Обычно, когда хотят сказать о самом страшном из всего, что произошло с Советским Союзом в ХХ веке, говорят о войне и о сталинских «репрессиях». Так уж отпечаталось в коллективной памяти представление о жертвах, которые нашему народу пришлось положить на алтарь отечества. Жертвами сталинских «репрессий» в этой памяти оказались те многие миллионы, которые попали в ГУЛАГ или были уничтожены, еще не дойдя до него, в ходе «мирного» «социалистического строительства». И эти жертвы — правда. Но только далеко не вся и, может быть даже, не основная правда.

Для Гитлера окончательным решением «еврейского вопроса» стало полное — поголовное — истребление евреев.

Для Сталина окончательным решением вопроса о «построении социализма» стало полное, повсеместное истребление социальности как таковой. Истребление социальности как выраставшей веками и накопившейся к ХХ столетию социальной дифференциации в российском людском сообществе, представленном на тот момент крестьянами, ремесленниками, торговцами, рабочими, людьми свободных профессий. А также — купеческими гильдиями, трудовыми артелями, ремесленными товариществами, церковными приходами, сельскими общинами, писательскими объединениями. Сталин, продолжая дело Ленина, добился окончательного решения «социального вопроса»: социальность как некий живой, очеловеченный слой земли на всей территории СССР, как некий человеческий гумус была полностью уничтожена.
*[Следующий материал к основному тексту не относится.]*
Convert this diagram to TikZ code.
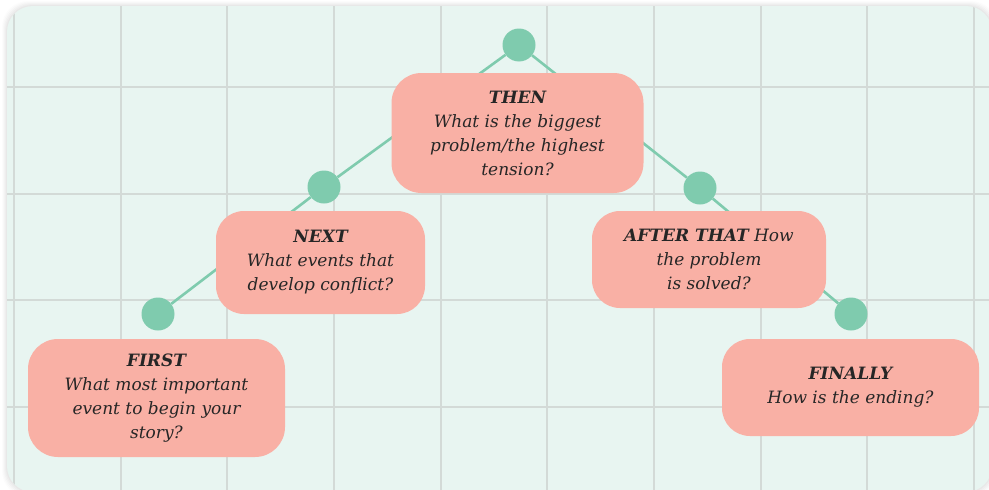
\documentclass[tikz,border=0pt]{standalone}
\usepackage{fontspec}
\setmainfont{DejaVu Serif}
\definecolor{panelc}{HTML}{E8F5F1}
\definecolor{gridc}{HTML}{D3DAD7}
\definecolor{dotc}{HTML}{7FCBAE}
\definecolor{boxc}{HTML}{F9B0A5}
\definecolor{txtc}{HTML}{262626}
\tikzset{
  dotnode/.style={circle, fill=dotc, inner sep=0pt, minimum size=33pt},
  conn/.style={draw=dotc, line width=2.6pt},
  stepbox/.style={rounded corners=28pt, fill=boxc, inner sep=0pt, align=center,
    text=txtc, font=\fontsize{17}{24}\selectfont\itshape},
  gridline/.style={draw=gridc, line width=2pt}
}
\begin{document}
\begin{tikzpicture}[x=1pt,y=-1pt]
\useasboundingbox (0,0) rectangle (989,490);
\fill[white] (0,0) rectangle (989,490);
% shadow
\foreach \d/\o in {5/0.012,4/0.015,3/0.018,2/0.02,1/0.025}{
  \fill[black,opacity=\o,rounded corners=26pt] (7-\d,6-\d) rectangle (992+\d,492+\d);
}
\fill[panelc,rounded corners=26pt] (7,6) rectangle (992,492);
\begin{scope}
\clip[rounded corners=26pt] (7,6) rectangle (992,492);
\foreach \k in {0,...,9}{
  \draw[gridline] ({14+106.67*\k},0) -- ({14+106.67*\k},495);
}
\foreach \k in {0,...,3}{
  \draw[gridline] (0,{87+106.67*\k}) -- (995,{87+106.67*\k});
}
\end{scope}
% dots
\node[dotnode] (d0) at (519,45) {};
\node[dotnode] (d1) at (324,187) {};
\node[dotnode] (d2) at (158,314) {};
\node[dotnode] (d3) at (700,188) {};
\node[dotnode] (d4) at (851,314) {};
\draw[conn] (d0) -- (d1);
\draw[conn] (d1) -- (d2);
\draw[conn] (d0) -- (d3);
\draw[conn] (d3) -- (d4);
% boxes
\node[stepbox, minimum width=252pt, minimum height=120pt, rounded corners=30pt] (then) at (517.5,133)
  {\textbf{THEN}\\What is the biggest\\problem/the highest\\tension?};
\node[stepbox, minimum width=209pt, minimum height=103pt] (next) at (320.5,262.5)
  {\textbf{NEXT}\\What events that\\develop conflict?};
\node[stepbox, minimum width=257pt, minimum height=118pt, rounded corners=30pt] (first) at (156.5,398)
  {\textbf{FIRST}\\What most important\\event to begin your\\story?};
\node[stepbox, minimum width=234pt, minimum height=97pt] (after) at (709,259.5)
  {\textbf{AFTER THAT} How\\the problem\\is solved?};
\node[stepbox, minimum width=257pt, minimum height=97pt] (final) at (850.5,387.5)
  {\textbf{FINALLY}\\How is the ending?};
\end{tikzpicture}
\end{document}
Вместо нее «партия и правительство» искусственно, рукотворно создали совершенно другой, выхолощенный советский социум исключительно из служащих государства, оплачиваемых по единому на всю страну государственному тарифу. Крестьянин и артист, земля и театр в статусном смысле уравнивались: они в одинаковой мере перешли в полную собственность государства как «совокупные ресурсы». Различие между людьми и вещами осталось лишь в том, что они попадали в разные категории ресурсов. Если одни зачислялись в трудовые, людские, административные, то другие — в материальные, финансовые, энергетические… Но те и другие оставались всегда всего лишь ресурсами, они одинаково: в цифрах, в тоннах, гектарах и человеко-днях — приписывались, планировались, закладывались, распределялись, перевозились, переселялись, а когда надо, и резервировались. Люди не имели ни прав, ни возможностей добровольно менять место работы — у каждого была трудовая книжка, а опоздания на работу или прогулы карались уголовным преследованием. Человек не имел права и возможности добровольно менять место жительства — каждого «прикрепили» постоянной пропиской. Крестьяне — они составляли больше половины всего населения — не имели вообще никаких прав и никаких возможностей, они не могли даже на несколько дней стронуться с места: у них вообще не было паспортов.